We try to give some details on our current plans in our blog posts for significant releases. At the moment we are reviewing issues and requests while also adding more features for uptime monitoring.
@james.kiger:burkesoftware.com I can't say as how this seems like something you have any incentive to do from a business perspective, but I'd like to see a bit more information on how to set it up well for a more scalable deployment; I run in kubernetes and am particularly interested in seeing how to use existing services where appropriate (e.g. postgres, though that's not hard), if there are components which can be run in parallel either to handle more traffic or provide failover in case of a server outage, etc.

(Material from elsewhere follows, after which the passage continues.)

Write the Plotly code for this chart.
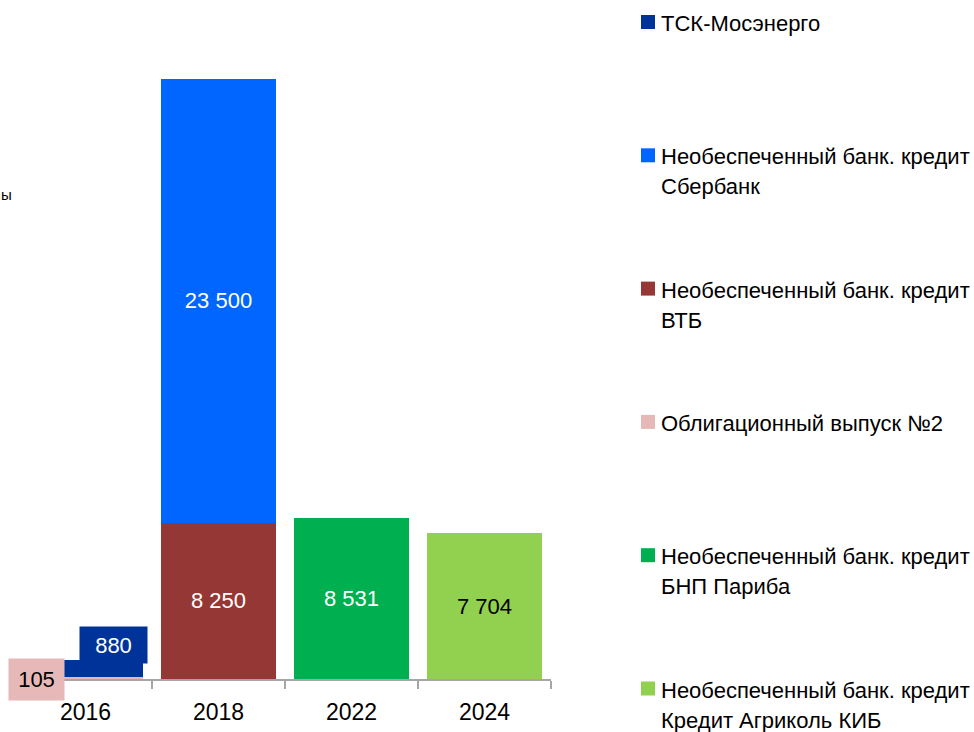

Granted it's been awhile since I last looked at what you have, so maybe you've done that more. I tend to overengineer and overmonitor my stuff -- I end up with way more traffic than I could afford to pay for on a SaaS basis but want to be able to handle it on my cluster since that (also being overengineered) has surplus resources
@taxilian: I don't think we have much to talk about high availability besides try kubernetes or similar scaling approach. You may find this existing page interesting https://glitchtip.com/documentation/hosted-architecture
If you have any questions on how we run it, I'd be happy to expand these docs. Right now we increase the # of kube pods and size of the managed DB when we need to scale. But honestly it's not a huge scale right now.
Our helm chart is reluctantly getting more robust over time. We now have a real helm chart repo thanks to gitlab. I say reluctantly because it's hard to make everyone happy with kube and it's too complex for basic use cases.